*Given data:*

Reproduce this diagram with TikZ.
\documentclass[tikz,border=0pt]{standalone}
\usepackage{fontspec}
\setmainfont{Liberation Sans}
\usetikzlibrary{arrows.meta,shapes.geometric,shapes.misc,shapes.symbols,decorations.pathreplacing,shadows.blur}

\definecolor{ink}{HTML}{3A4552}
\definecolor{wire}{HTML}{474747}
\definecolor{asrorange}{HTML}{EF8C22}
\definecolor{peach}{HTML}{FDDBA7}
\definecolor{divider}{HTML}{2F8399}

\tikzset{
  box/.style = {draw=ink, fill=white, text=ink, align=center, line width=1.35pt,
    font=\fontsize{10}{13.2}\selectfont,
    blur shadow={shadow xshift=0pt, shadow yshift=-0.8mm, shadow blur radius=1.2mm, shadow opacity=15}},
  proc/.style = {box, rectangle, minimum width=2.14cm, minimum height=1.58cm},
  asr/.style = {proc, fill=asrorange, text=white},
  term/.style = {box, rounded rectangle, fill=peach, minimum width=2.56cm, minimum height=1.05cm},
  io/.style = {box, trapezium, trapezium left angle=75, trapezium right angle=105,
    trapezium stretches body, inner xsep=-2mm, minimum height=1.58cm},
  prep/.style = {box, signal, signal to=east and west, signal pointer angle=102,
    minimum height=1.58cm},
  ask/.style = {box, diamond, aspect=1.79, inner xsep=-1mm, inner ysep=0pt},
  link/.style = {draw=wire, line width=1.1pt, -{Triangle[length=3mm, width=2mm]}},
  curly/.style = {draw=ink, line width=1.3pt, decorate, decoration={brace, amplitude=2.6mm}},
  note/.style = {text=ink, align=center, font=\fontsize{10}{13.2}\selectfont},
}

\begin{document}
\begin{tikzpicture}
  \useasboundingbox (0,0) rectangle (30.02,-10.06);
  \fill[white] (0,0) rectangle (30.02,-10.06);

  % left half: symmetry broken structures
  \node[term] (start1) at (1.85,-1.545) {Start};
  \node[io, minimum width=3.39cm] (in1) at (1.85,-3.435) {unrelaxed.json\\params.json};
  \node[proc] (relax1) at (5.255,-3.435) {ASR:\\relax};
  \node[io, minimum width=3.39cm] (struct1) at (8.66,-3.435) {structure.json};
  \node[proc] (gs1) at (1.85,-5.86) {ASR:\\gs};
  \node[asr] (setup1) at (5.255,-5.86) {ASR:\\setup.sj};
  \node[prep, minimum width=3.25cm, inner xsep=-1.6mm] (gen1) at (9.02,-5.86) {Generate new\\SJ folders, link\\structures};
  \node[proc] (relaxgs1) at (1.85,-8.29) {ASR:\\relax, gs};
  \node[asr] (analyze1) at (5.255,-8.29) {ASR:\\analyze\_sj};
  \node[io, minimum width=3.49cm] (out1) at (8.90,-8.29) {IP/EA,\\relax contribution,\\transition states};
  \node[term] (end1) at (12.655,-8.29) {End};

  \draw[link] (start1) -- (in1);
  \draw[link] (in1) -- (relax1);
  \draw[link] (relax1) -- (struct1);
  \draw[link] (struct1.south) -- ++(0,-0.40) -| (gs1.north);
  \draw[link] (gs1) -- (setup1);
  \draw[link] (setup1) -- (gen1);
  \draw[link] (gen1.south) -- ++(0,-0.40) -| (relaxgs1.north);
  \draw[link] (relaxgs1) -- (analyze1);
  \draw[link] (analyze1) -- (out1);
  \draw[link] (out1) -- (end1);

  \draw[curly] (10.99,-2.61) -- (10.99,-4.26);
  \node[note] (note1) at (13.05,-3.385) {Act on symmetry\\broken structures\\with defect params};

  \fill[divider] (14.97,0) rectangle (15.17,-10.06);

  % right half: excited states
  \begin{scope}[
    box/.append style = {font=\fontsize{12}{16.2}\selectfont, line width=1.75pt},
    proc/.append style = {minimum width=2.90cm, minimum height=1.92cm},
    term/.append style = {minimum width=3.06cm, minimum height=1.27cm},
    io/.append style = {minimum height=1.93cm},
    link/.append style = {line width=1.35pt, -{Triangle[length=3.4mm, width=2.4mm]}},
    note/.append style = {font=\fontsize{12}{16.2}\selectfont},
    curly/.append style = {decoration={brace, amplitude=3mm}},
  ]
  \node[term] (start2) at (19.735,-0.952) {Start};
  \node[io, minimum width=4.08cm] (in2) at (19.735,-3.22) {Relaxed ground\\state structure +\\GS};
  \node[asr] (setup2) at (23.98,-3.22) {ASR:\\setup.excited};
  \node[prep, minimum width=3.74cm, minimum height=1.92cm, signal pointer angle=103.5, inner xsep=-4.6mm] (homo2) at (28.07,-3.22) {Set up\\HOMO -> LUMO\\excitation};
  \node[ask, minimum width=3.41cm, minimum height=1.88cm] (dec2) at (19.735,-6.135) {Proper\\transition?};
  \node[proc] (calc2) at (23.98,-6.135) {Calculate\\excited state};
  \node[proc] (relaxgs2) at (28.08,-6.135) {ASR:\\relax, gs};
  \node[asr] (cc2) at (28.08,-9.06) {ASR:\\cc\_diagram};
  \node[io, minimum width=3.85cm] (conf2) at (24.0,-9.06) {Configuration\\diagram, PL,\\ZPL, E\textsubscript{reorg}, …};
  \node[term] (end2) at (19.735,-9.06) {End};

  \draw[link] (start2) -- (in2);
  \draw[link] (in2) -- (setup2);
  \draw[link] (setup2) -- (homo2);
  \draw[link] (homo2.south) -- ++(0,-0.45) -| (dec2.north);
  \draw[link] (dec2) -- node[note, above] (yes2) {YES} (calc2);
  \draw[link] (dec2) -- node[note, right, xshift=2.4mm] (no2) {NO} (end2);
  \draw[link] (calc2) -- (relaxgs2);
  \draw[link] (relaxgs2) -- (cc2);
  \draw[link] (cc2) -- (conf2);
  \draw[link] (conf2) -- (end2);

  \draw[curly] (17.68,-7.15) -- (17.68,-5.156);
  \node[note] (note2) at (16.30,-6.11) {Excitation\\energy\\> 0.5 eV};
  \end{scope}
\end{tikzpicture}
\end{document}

*Given instruction:*
Restate the whole of the material exactly.

*The result:*
Reproduce this diagram with TikZ.
\documentclass[tikz,border=0pt]{standalone}
\usepackage{fontspec}
\setmainfont{Liberation Sans}
\usetikzlibrary{arrows.meta,shapes.geometric,shapes.misc,shapes.symbols,decorations.pathreplacing,shadows.blur}

\definecolor{ink}{HTML}{3A4552}
\definecolor{wire}{HTML}{474747}
\definecolor{asrorange}{HTML}{EF8C22}
\definecolor{peach}{HTML}{FDDBA7}
\definecolor{divider}{HTML}{2F8399}

\tikzset{
  box/.style = {draw=ink, fill=white, text=ink, align=center, line width=1.35pt,
    font=\fontsize{10}{13.2}\selectfont,
    blur shadow={shadow xshift=0pt, shadow yshift=-0.8mm, shadow blur radius=1.2mm, shadow opacity=15}},
  proc/.style = {box, rectangle, minimum width=2.14cm, minimum height=1.58cm},
  asr/.style = {proc, fill=asrorange, text=white},
  term/.style = {box, rounded rectangle, fill=peach, minimum width=2.56cm, minimum height=1.05cm},
  io/.style = {box, trapezium, trapezium left angle=75, trapezium right angle=105,
    trapezium stretches body, inner xsep=-2mm, minimum height=1.58cm},
  prep/.style = {box, signal, signal to=east and west, signal pointer angle=102,
    minimum height=1.58cm},
  ask/.style = {box, diamond, aspect=1.79, inner xsep=-1mm, inner ysep=0pt},
  link/.style = {draw=wire, line width=1.1pt, -{Triangle[length=3mm, width=2mm]}},
  curly/.style = {draw=ink, line width=1.3pt, decorate, decoration={brace, amplitude=2.6mm}},
  note/.style = {text=ink, align=center, font=\fontsize{10}{13.2}\selectfont},
}

\begin{document}
\begin{tikzpicture}
  \useasboundingbox (0,0) rectangle (30.02,-10.06);
  \fill[white] (0,0) rectangle (30.02,-10.06);

  % left half: symmetry broken structures
  \node[term] (start1) at (1.85,-1.545) {Start};
  \node[io, minimum width=3.39cm] (in1) at (1.85,-3.435) {unrelaxed.json\\params.json};
  \node[proc] (relax1) at (5.255,-3.435) {ASR:\\relax};
  \node[io, minimum width=3.39cm] (struct1) at (8.66,-3.435) {structure.json};
  \node[proc] (gs1) at (1.85,-5.86) {ASR:\\gs};
  \node[asr] (setup1) at (5.255,-5.86) {ASR:\\setup.sj};
  \node[prep, minimum width=3.25cm, inner xsep=-1.6mm] (gen1) at (9.02,-5.86) {Generate new\\SJ folders, link\\structures};
  \node[proc] (relaxgs1) at (1.85,-8.29) {ASR:\\relax, gs};
  \node[asr] (analyze1) at (5.255,-8.29) {ASR:\\analyze\_sj};
  \node[io, minimum width=3.49cm] (out1) at (8.90,-8.29) {IP/EA,\\relax contribution,\\transition states};
  \node[term] (end1) at (12.655,-8.29) {End};

  \draw[link] (start1) -- (in1);
  \draw[link] (in1) -- (relax1);
  \draw[link] (relax1) -- (struct1);
  \draw[link] (struct1.south) -- ++(0,-0.40) -| (gs1.north);
  \draw[link] (gs1) -- (setup1);
  \draw[link] (setup1) -- (gen1);
  \draw[link] (gen1.south) -- ++(0,-0.40) -| (relaxgs1.north);
  \draw[link] (relaxgs1) -- (analyze1);
  \draw[link] (analyze1) -- (out1);
  \draw[link] (out1) -- (end1);

  \draw[curly] (10.99,-2.61) -- (10.99,-4.26);
  \node[note] (note1) at (13.05,-3.385) {Act on symmetry\\broken structures\\with defect params};

  \fill[divider] (14.97,0) rectangle (15.17,-10.06);

  % right half: excited states
  \begin{scope}[
    box/.append style = {font=\fontsize{12}{16.2}\selectfont, line width=1.75pt},
    proc/.append style = {minimum width=2.90cm, minimum height=1.92cm},
    term/.append style = {minimum width=3.06cm, minimum height=1.27cm},
    io/.append style = {minimum height=1.93cm},
    link/.append style = {line width=1.35pt, -{Triangle[length=3.4mm, width=2.4mm]}},
    note/.append style = {font=\fontsize{12}{16.2}\selectfont},
    curly/.append style = {decoration={brace, amplitude=3mm}},
  ]
  \node[term] (start2) at (19.735,-0.952) {Start};
  \node[io, minimum width=4.08cm] (in2) at (19.735,-3.22) {Relaxed ground\\state structure +\\GS};
  \node[asr] (setup2) at (23.98,-3.22) {ASR:\\setup.excited};
  \node[prep, minimum width=3.74cm, minimum height=1.92cm, signal pointer angle=103.5, inner xsep=-4.6mm] (homo2) at (28.07,-3.22) {Set up\\HOMO -> LUMO\\excitation};
  \node[ask, minimum width=3.41cm, minimum height=1.88cm] (dec2) at (19.735,-6.135) {Proper\\transition?};
  \node[proc] (calc2) at (23.98,-6.135) {Calculate\\excited state};
  \node[proc] (relaxgs2) at (28.08,-6.135) {ASR:\\relax, gs};
  \node[asr] (cc2) at (28.08,-9.06) {ASR:\\cc\_diagram};
  \node[io, minimum width=3.85cm] (conf2) at (24.0,-9.06) {Configuration\\diagram, PL,\\ZPL, E\textsubscript{reorg}, …};
  \node[term] (end2) at (19.735,-9.06) {End};

  \draw[link] (start2) -- (in2);
  \draw[link] (in2) -- (setup2);
  \draw[link] (setup2) -- (homo2);
  \draw[link] (homo2.south) -- ++(0,-0.45) -| (dec2.north);
  \draw[link] (dec2) -- node[note, above] (yes2) {YES} (calc2);
  \draw[link] (dec2) -- node[note, right, xshift=2.4mm] (no2) {NO} (end2);
  \draw[link] (calc2) -- (relaxgs2);
  \draw[link] (relaxgs2) -- (cc2);
  \draw[link] (cc2) -- (conf2);
  \draw[link] (conf2) -- (end2);

  \draw[curly] (17.68,-7.15) -- (17.68,-5.156);
  \node[note] (note2) at (16.30,-6.11) {Excitation\\energy\\> 0.5 eV};
  \end{scope}
\end{tikzpicture}
\end{document}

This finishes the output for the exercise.